Im Westen der Stadt
Mit etwa hundert Seelen ist Neppendorf heute eine der größeren, nicht städtischen Gemeinden in der Evangelischen Kirche A. B. in Rumänien (EKR). Dabei ist der dörfliche Charakten schon lange nicht mehr so evident, wie einst. Der Ort wurde im Zwanzigsten Jahrhundert politisch-administrativ an die Stadt Hermannstadt angegliedert.
Die evangelische Kirche von Neppendorf ist – wie die überwiegende Mehrheit der Kirchengebäude der EKR in Siebenbürgen – in ihrem Kern ein vorreformatorisches Bauwerk. Als romanische Basilika Ende des 12. Jahrhunderts errichtet, wurde sie noch im Mittelalter zur Kirchenburg ausgebaut.
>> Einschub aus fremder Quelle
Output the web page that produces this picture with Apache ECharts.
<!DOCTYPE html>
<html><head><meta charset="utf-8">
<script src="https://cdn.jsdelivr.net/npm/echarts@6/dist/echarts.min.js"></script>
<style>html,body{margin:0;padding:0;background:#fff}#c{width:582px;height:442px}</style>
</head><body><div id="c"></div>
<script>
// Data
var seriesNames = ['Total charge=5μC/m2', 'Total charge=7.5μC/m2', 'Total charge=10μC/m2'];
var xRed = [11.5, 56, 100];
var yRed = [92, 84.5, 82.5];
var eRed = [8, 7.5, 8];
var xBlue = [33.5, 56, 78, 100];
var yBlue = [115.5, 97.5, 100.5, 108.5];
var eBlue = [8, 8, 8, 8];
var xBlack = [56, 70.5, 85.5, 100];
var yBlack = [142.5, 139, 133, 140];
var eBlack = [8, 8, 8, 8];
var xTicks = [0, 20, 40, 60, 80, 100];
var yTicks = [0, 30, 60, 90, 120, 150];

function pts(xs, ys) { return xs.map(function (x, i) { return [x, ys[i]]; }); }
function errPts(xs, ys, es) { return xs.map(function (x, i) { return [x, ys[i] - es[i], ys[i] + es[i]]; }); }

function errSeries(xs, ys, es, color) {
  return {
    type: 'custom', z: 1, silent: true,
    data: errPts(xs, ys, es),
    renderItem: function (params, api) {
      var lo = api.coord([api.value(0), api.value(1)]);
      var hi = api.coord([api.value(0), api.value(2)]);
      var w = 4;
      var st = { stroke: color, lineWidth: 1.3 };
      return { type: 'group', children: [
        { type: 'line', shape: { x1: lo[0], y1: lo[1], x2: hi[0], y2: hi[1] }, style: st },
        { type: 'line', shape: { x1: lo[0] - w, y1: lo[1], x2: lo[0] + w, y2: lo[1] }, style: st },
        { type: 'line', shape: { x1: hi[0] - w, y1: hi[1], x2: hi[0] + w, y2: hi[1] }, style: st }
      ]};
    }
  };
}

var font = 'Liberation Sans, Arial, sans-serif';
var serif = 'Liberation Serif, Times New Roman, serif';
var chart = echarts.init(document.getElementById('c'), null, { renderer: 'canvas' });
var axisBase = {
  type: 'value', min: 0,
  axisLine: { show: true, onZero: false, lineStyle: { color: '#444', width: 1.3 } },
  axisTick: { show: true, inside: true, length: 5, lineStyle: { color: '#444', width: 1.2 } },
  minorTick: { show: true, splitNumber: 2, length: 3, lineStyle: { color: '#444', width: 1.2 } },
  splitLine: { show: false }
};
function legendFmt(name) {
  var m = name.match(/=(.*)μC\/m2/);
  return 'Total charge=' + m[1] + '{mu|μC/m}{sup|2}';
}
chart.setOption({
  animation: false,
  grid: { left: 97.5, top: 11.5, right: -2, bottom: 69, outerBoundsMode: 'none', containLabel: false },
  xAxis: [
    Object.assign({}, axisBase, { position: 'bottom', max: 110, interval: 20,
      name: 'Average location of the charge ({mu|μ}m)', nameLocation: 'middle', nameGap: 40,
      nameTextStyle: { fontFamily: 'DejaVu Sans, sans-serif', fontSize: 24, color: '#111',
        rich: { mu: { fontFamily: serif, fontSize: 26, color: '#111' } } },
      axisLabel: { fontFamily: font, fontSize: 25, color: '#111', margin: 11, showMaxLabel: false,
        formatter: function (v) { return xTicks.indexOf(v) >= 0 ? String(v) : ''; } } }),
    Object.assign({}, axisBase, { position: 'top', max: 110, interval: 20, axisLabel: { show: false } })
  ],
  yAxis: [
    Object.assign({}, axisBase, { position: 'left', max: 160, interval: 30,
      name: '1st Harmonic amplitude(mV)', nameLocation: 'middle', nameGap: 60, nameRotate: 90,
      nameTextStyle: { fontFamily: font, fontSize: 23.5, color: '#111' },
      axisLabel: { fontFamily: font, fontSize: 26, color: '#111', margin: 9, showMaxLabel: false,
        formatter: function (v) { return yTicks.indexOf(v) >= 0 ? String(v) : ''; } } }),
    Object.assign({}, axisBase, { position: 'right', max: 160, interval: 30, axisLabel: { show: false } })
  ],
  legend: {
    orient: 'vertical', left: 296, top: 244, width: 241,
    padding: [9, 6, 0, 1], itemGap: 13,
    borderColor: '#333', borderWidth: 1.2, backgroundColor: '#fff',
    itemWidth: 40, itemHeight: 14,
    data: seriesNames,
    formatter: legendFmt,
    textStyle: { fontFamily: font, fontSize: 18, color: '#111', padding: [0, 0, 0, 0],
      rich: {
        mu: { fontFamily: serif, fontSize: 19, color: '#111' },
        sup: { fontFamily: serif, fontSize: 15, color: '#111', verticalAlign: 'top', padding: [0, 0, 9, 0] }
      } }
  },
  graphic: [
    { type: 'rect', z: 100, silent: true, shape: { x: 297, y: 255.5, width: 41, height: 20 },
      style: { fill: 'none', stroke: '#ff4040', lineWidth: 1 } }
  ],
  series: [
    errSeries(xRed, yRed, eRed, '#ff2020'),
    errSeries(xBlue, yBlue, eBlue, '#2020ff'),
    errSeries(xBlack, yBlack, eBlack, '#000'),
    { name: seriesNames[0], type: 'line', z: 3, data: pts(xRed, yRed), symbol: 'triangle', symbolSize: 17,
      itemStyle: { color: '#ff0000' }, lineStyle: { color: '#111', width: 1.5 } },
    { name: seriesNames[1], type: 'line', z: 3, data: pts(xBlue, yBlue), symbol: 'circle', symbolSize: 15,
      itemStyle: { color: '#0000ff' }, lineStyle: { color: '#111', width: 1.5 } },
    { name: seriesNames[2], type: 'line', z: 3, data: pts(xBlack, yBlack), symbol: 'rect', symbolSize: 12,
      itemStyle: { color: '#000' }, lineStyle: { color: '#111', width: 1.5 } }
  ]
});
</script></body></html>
Von dem Bering sind heute jedoch nur noch Fragmente übrig. Besonders auffallend ist der gewaltige Turm, dessen Wände teilweise bis zu drei Meter dick sind. Experten gehen davon aus, dass er sogar älter als die Kirche ist. Im 18. Jahrhundert erlebte Neppendorf besonders bewegte Zeiten: Erst fiel ein großer Teil der Dorfbevölkerung einer Pestepidemie zum Opfer, danach wurden Protestanten aus dem Salzkammergut angesiedelt, die unter Kaiser Karl VI. Und seiner Tochter aus Glaubensgründen aus ihrer Heimat vertrieben worden waren. Die Nachkommen der sogenannten “Landler” haben bis in die Gegenwart ihre ethnografischen Eigenheiten (Mundart, Volkstracht, Bräuche etc.) parallel zur siebenbürgisch-sächsischen Bevölkerung bewahren.
Kirchliches Zentrum von acht Gemeinden
Heute bildet Neppendorf innerhalb der Strukturen der EKR gemeinsam mit sieben anderen Kirchengemeinden einen “Verband von Kirchengemeinden”. In diesem Verband sind neben klassischen Kirchenburgen (z.B. in Großau) auch mittelalterliche Kirchen ohne Wehranlage (z.B. Reussdörfchen) oder Kirchengebäude des 19. Jahrhunderts (z.B. Hamlesch) zu finden.
An der Seite von Pfarrer Dietriche Galter, Hermannstadts ehemaligem Bezirksdechanten, versieht seit wenigen Wochen auch Vikarin Angelika Beer ihren Dienst in der Gemeinde. “Ich bin eine echte Neppendörferin”, behauptet sie mit Fug und Recht, den die Landlerin ist hier aufgewachsen und hat – nach ihrer Übersiedlung nach Deutschland – bereits als Studentin der Theologie den Kontakt zur Heimat niemals abgebrochen. In Berlin befasste sie sich in der Evangelischen Kirche in Deutschland (EKD) sowie in der Evangelische Kirche Berlin-Brandenburg-schlesische Oberlausitz (EKBO) hauptsächlich mit dem kirchlichen kulturellen Erbe und seiner Vermittlung. Den Entschluss, nach Siebenbürgen zurückzukehren und hier ihr Vikariat zu absolvieren, sieht sie im völligen Einklang damit: “Auch Theologie ist nämlich eine Art der Kulturvermittlung.”